Wow, I'd never heard that the glaciation period had more unstable climates than the interglacial we live in now. I'd have guessed the opposite since interglacials are short compared to glaciations; it isn't clear to me why they'd have more stable climates than during glaciations. If I read the charts posted a page back correctly I suppose the point is made. That certainly would seem to have a bearing on why no precocious civilization has been found before the continental glaciers started their retreat.
There's a recent ASB thread I've been participating in that asks what if our species had somehow arisen in the Americas instead of Africa; there I've been pretty foursquare for the idea that no one founds any civs until after the glacial retreat is largely accomplished and the sea levels have risen to near current levels.
The idea that the last glaciation was simply too cold or dry or whatever does not fly with me; for everyplace that we consider hospitable today that was under ice or tundra or taiga too cold to be an early civilization center I figure there would be someplace else that was more optimal for it then than today. But if those reasonable cradles were constantly being shifted around I can see why that would discourage the necessary chain of developments that could lead to proper civilizations, I guess. So that does explain a lot.
Put me down for the camp that says that if a proper, full civilization could have developed during the last glaciation somewhere, it would leave clear traces today--we'd inherit probably not one but several agricultural plants from that era; the civ would have spread out so that even if extinguished in its heartland some colony somewhere would expand on newly-hospitable land; they'd have done some earthworks that would leave traces; bottom line, even if the descendants of this high age fell on hard times, humanity would have hit the early interglacial era running and we'd have the first great cities on lands they could exist in today some five thousands of years before OTL early civilization dates.
We don't find traces; my belief is that that is because the hypothetical pre-interglacial civ never existed.
Also the way I understand things, our species is not so old we could have been around during the last interglacial; the relevant time scale is therefore under 100,000 years before present.
I do think language formation was a "trigger" event but that it happened about 100,000 years ago in Africa, and what it triggered was the spread of ours species through that continent and then past the Red Sea north and south of it (via Yemen) into Eurasia and beyond. I'm on the fence as to how early the very first colonization of the Americas took place after that, but it would seem clear enough that the vast majority of Native American ancestry came in after the ice barriers began to die back, just in the last 12,000 years.
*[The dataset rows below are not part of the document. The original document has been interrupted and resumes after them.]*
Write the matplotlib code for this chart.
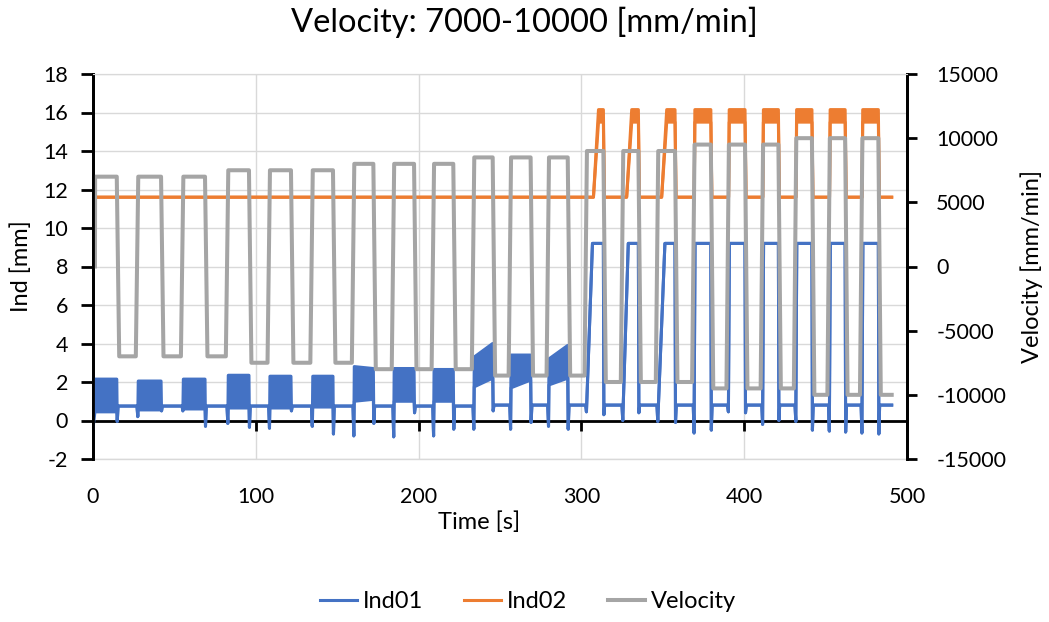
import numpy as np
import matplotlib.pyplot as plt

plt.rcParams['font.family'] = ['Lato', 'DejaVu Sans']
plt.rcParams['axes.unicode_minus'] = False

# tiempos de cada ciclo [s]: inicio y fin de la meseta alta de velocidad
t_subida = [1.2, 27.8, 55.5, 83.1, 108.7, 135.0, 160.5, 185.0, 209.5, 234.2, 256.8, 280.1,
            303.4, 325.7, 347.2, 369.5, 390.6, 411.6, 432.0, 452.6, 472.6]
t_bajada = [14.6, 41.8, 68.8, 95.8, 121.6, 147.4, 172.2, 197.2, 221.3, 245.5, 268.8, 291.6,
            313.5, 335.0, 357.5, 379.5, 400.5, 421.0, 441.6, 462.0, 482.4]
velocidad = [7000, 7000, 7000, 7500, 7500, 7500, 8000, 8000, 8000, 8500, 8500, 8500,
             9000, 9000, 9000, 9500, 9500, 9500, 10000, 10000, 10000]
t_fin = 490.6

# Ind01: reposo, picos negativos en cada cambio
ind01_reposo = [0.75, 0.75, 0.75, 0.75, 0.75, 0.75, 0.75, 0.75, 0.75, 0.8, 0.8, 0.8,
                0.8, 0.8, 0.8, 0.8, 0.8, 0.8, 0.8, 0.8, 0.8]
ind01_pico_sub = [-0.4, 0.2, 0.5, -0.15, -0.4, -0.3, -0.8, -0.85, -0.8, -0.45, -0.45, -0.3,
                  0.45, 0.0, -0.05, -0.65, 0.45, -0.2, -0.05, -0.55, -0.65]
ind01_pico_baj = [-0.05, 0.5, -0.3, -0.35, 0.5, -0.7, -0.15, 0.4, -0.45, 0.5, -0.1, -0.45,
                  0.3, 0.4, -0.1, -0.5, 0.4, 0.0, -0.5, -0.6, -0.7]
# Ind01 ciclos 1-12: banda de oscilacion (inicio / fin de la meseta)
banda_inf_ini = [0.45, 0.55, 0.6, 0.65, 0.65, 0.7, 1.0, 1.0, 1.0, 1.75, 1.7, 1.85]
banda_inf_fin = [0.45, 0.55, 0.6, 0.65, 0.65, 0.7, 1.1, 1.0, 1.0, 2.2, 2.1, 2.2]
banda_sup_ini = [2.15, 2.05, 2.15, 2.35, 2.3, 2.3, 2.8, 2.7, 2.65, 3.3, 3.4, 3.2]
banda_sup_fin = [2.15, 2.05, 2.15, 2.35, 2.3, 2.3, 2.7, 2.7, 2.65, 4.0, 3.4, 3.9]
# Ind01 ciclos 13-21: meseta en 9.2
ind01_tope = 9.2
ind01_t_tope = [306.8, 328.8, 351.3, 369.8, 390.9, 411.9, 432.3, 452.9, 472.9]

# Ind02
ind02_reposo = 11.6
ind02_tope_inf = 15.5
ind02_tope_sup = 16.15
ind02_t_inicio = [307.4, 327.8, 349.3, 369.3, 390.4, 411.4, 431.8, 452.4, 472.4]
ind02_t_tope = [310.5, 330.9, 352.4, 369.7, 390.8, 411.8, 432.2, 452.8, 472.8]

AZUL = '#4472C4'
NARANJA = '#ED7D31'
GRIS = '#A5A5A5'
REJILLA = '#D9D9D9'

rampa = 1.5
n_banda = len(banda_inf_ini)

# serie de velocidad
tv = [t_subida[0], t_subida[0] + 0.1]
vv = [0, velocidad[0]]
for i in range(len(t_subida)):
    if i > 0:
        tv += [t_subida[i] - rampa, t_subida[i]]
        vv += [-velocidad[i - 1], velocidad[i]]
    tv += [t_bajada[i], t_bajada[i] + rampa]
    vv += [velocidad[i], -velocidad[i]]
tv.append(t_fin)
vv.append(-velocidad[-1])

# serie Ind01 (envolvente inferior y superior)
t1, lo1, hi1 = [0.0], [ind01_pico_sub[0]], [ind01_pico_sub[0]]
for i in range(len(t_subida)):
    if i > 0:
        t1 += [t_subida[i] - 0.8, t_subida[i] - 0.3]
        lo1 += [ind01_reposo[i - 1], ind01_pico_sub[i]]
        hi1 += [ind01_reposo[i - 1], ind01_pico_sub[i]]
    if i < n_banda:
        t1 += [t_subida[i], t_bajada[i]]
        lo1 += [banda_inf_ini[i], banda_inf_fin[i]]
        hi1 += [banda_sup_ini[i], banda_sup_fin[i]]
    else:
        j = i - n_banda
        t1 += [ind01_t_tope[j], t_bajada[i]]
        lo1 += [ind01_tope, ind01_tope]
        hi1 += [ind01_tope, ind01_tope]
    t1 += [t_bajada[i] + 0.3, t_bajada[i] + 0.8]
    lo1 += [ind01_pico_baj[i], ind01_reposo[i]]
    hi1 += [ind01_pico_baj[i], ind01_reposo[i]]
t1.append(t_fin)
lo1.append(ind01_reposo[-1])
hi1.append(ind01_reposo[-1])

# serie Ind02
t2, lo2, hi2 = [0.0], [ind02_reposo], [ind02_reposo]
for j in range(len(ind02_t_inicio)):
    i = j + n_banda
    t2 += [ind02_t_inicio[j], ind02_t_tope[j], t_bajada[i], t_bajada[i] + 0.6]
    lo2 += [ind02_reposo, ind02_tope_inf, ind02_tope_inf, ind02_reposo]
    hi2 += [ind02_reposo, ind02_tope_sup, ind02_tope_sup, ind02_reposo]
t2.append(t_fin)
lo2.append(ind02_reposo)
hi2.append(ind02_reposo)

fig = plt.figure(figsize=(10.49, 6.22), dpi=100)
ax = fig.add_axes([93 / 1049, 1 - 459 / 622, 814 / 1049, 385 / 622])
ax2 = ax.twinx()

ax.fill_between(t1, lo1, hi1, color=AZUL, lw=0, zorder=3)
ax.plot(t1, lo1, color=AZUL, lw=2.2, label='Ind01', zorder=3)
ax.plot(t1, hi1, color=AZUL, lw=2.2, zorder=3)
ax.fill_between(t2, lo2, hi2, color=NARANJA, lw=0, zorder=3)
ax.plot(t2, lo2, color=NARANJA, lw=2.2, label='Ind02', zorder=3)
ax.plot(t2, hi2, color=NARANJA, lw=2.2, zorder=3)
ax2.plot(tv, vv, color=GRIS, lw=2.9, label='Velocity')

ax.set_xlim(0, 500)
ax.set_ylim(-2, 18)
ax2.set_ylim(-15000, 15000)
ax.set_xticks(np.arange(0, 501, 100))
ax.set_yticks(np.arange(-2, 19, 2))
ax2.set_yticks(np.arange(-15000, 15001, 5000))

ax.grid(True, color=REJILLA, lw=1.0, zorder=0)
ax.set_axisbelow(True)

for a in (ax, ax2):
    a.spines['top'].set_color(REJILLA)
    a.spines['bottom'].set_visible(False)
    a.spines['left'].set_color('black')
    a.spines['right'].set_color('black')
    a.spines['left'].set_linewidth(2)
    a.spines['right'].set_linewidth(2)

# eje horizontal negro en Ind = 0, etiquetas abajo
ax.spines['bottom'].set_visible(True)
ax.spines['bottom'].set_position(('data', 0))
ax.spines['bottom'].set_color('black')
ax.spines['bottom'].set_linewidth(2)
ax.spines['bottom'].set_zorder(2)
ax.tick_params(axis='x', direction='out', length=7, width=2, labelbottom=False)

abajo = ax.secondary_xaxis('bottom')
abajo.set_xticks(np.arange(0, 501, 100))
abajo.tick_params(length=0, pad=20, labelsize=15.5)
abajo.spines['bottom'].set_color(REJILLA)
abajo.spines['bottom'].set_linewidth(1.0)

fig.text(479 / 1049, 1 - 522 / 622, 'Time [s]', fontsize=17, ha='center', va='center')

ax.tick_params(axis='y', direction='out', length=9, width=2, pad=9, labelsize=15.5)
ax2.tick_params(axis='y', direction='out', length=7, width=2, pad=14, labelsize=15.5)

ax.set_ylabel('Ind [mm]', fontsize=17, labelpad=8)
ax2.set_ylabel('Velocity [mm/min]', fontsize=17, labelpad=10)

fig.suptitle('Velocity: 7000-10000 [mm/min]', fontsize=23.5, y=0.99)

h1, l1 = ax.get_legend_handles_labels()
h2, l2 = ax2.get_legend_handles_labels()
fig.legend(h1 + h2, l1 + l2, loc='center', bbox_to_anchor=(528 / 1049, 1 - 602 / 622), ncol=3,
           frameon=False, fontsize=17, handlelength=1.6, handletextpad=0.25, columnspacing=1.7)

plt.savefig('out.png', dpi=100)
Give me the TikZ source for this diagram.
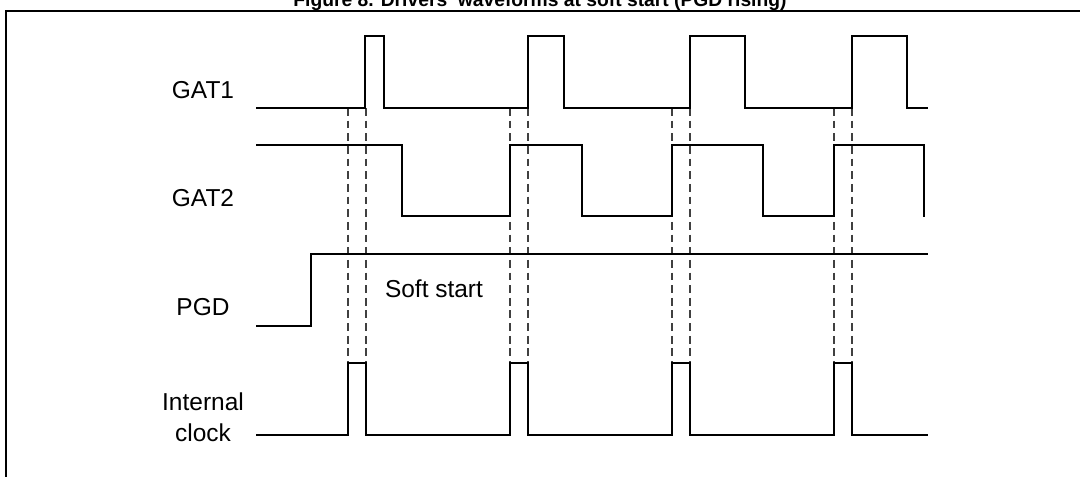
\documentclass[tikz,border=0pt]{standalone}
\usepackage{fontspec}
\setmainfont{Liberation Sans}
\usetikzlibrary{positioning}

\begin{document}
\begin{tikzpicture}[x=0.025cm, y=-0.025cm,
    wave/.style={line width=1.5pt, line cap=rect},
    guide/.style={line width=0.9pt, black!75, dash pattern=on 5.5pt off 3.5pt},
    sig/.style={font=\fontsize{17.4}{22}\selectfont, inner sep=0pt, align=center}]

\useasboundingbox (0,0) rectangle (1080,477);

% frame and title
\draw[line width=1.4pt] (6,477) -- (6,11) -- (1080,11);
\node[font=\bfseries\fontsize{13.7}{15}\selectfont, anchor=base] (title) at (540,7)
    {Figure 8. Drivers' waveforms at soft start (PGD rising)};

% signal names
\node[sig] (gat1) at (203,90) {GAT1};
\node[sig] (gat2) at (203,198) {GAT2};
\node[sig] (pgd) at (203,307) {PGD};
\node[sig] (clk) at (203,417) {Internal\\clock};
\node[sig] (soft) at (434,289) {Soft start};

% dead time guides
\foreach \a in {348,510,672,834} {
    \draw[guide] (\a,108) -- (\a,363);
    \draw[guide] (\a+18,108) -- (\a+18,363);
}

% GAT1
\draw[wave] (257,108)
    \foreach \a/\b in {365/384,528/564,690/745,852/907}
        { -- (\a,108) -- (\a,36) -- (\b,36) -- (\b,108) }
    -- (927,108);

% GAT2
\draw[wave] (257,145) -- (402,145) -- (402,216)
    \foreach \a/\b in {510/582,672/763,834/924}
        { -- (\a,216) -- (\a,145) -- (\b,145) -- (\b,216) };

% PGD
\draw[wave] (257,326) -- (311,326) -- (311,254) -- (927,254);

% internal clock
\draw[wave] (257,435)
    \foreach \a in {348,510,672,834}
        { -- (\a,435) -- (\a,363) -- (\a+18,363) -- (\a+18,435) }
    -- (927,435);

\end{tikzpicture}
\end{document}
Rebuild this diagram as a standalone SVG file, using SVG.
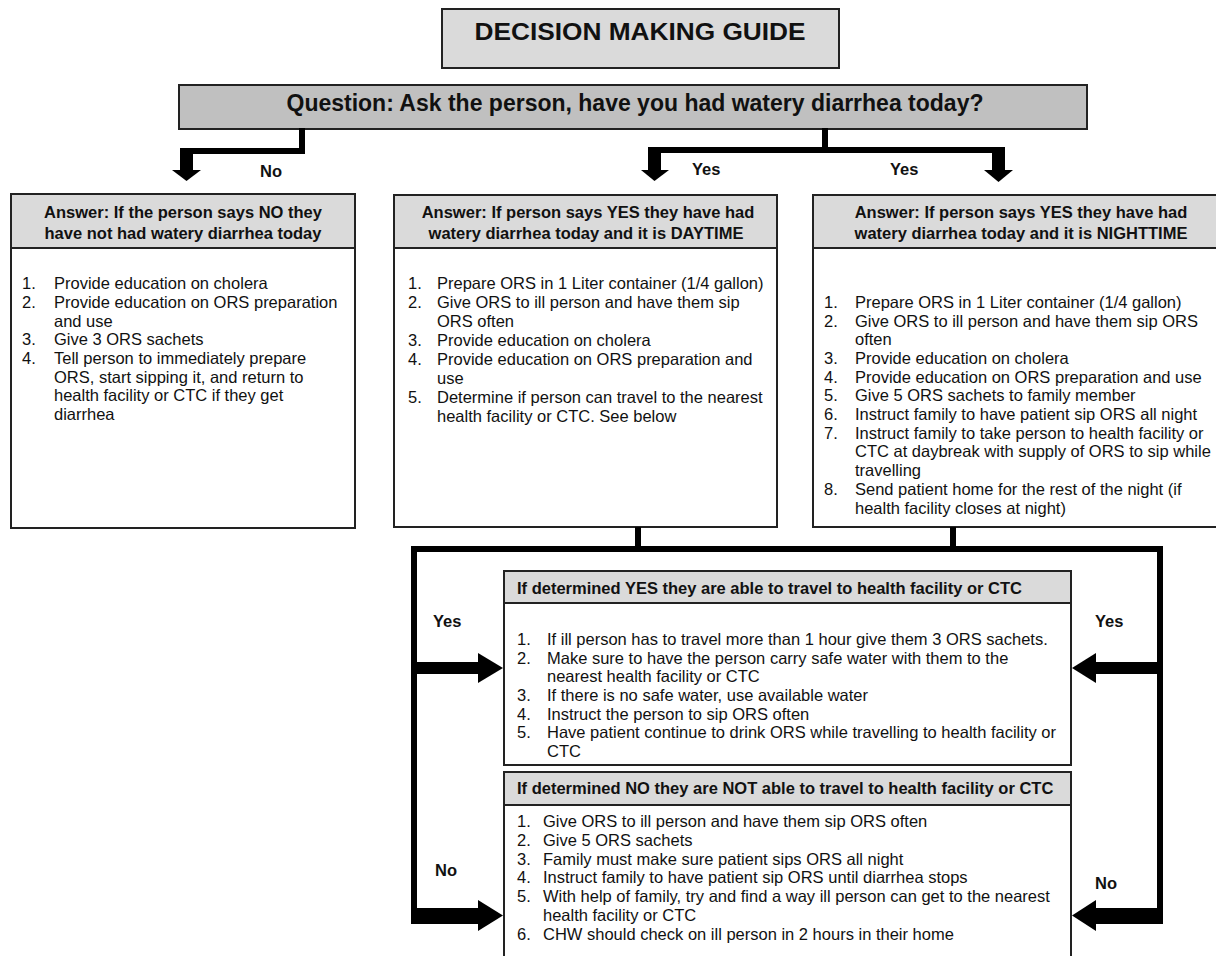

Neanderthals, I've been given to understand, had brains just as big as ours, but with a different layout--one that in particular does not make room for development of key brain centers our brains use to process speech, understanding it and uttering it.
It might be possible that instead their brains enabled language by another path, using different deep grammar.
But I'm partial to S. Mithin's "Singing Neanderthal" hypothesis, that language in our species ultimately derives from song which derives from dance, whereas Neanderthals would be quite good with music--perhaps commincating far more than we can imagine.
Nevertheless despite their quite-large brains I don't think Neanderthals or other pre-H.sapiens sapiens hominid cousins could found civilizations, though I do think they might participate in one founded by members of our species (and presumably contribute unique skills to it.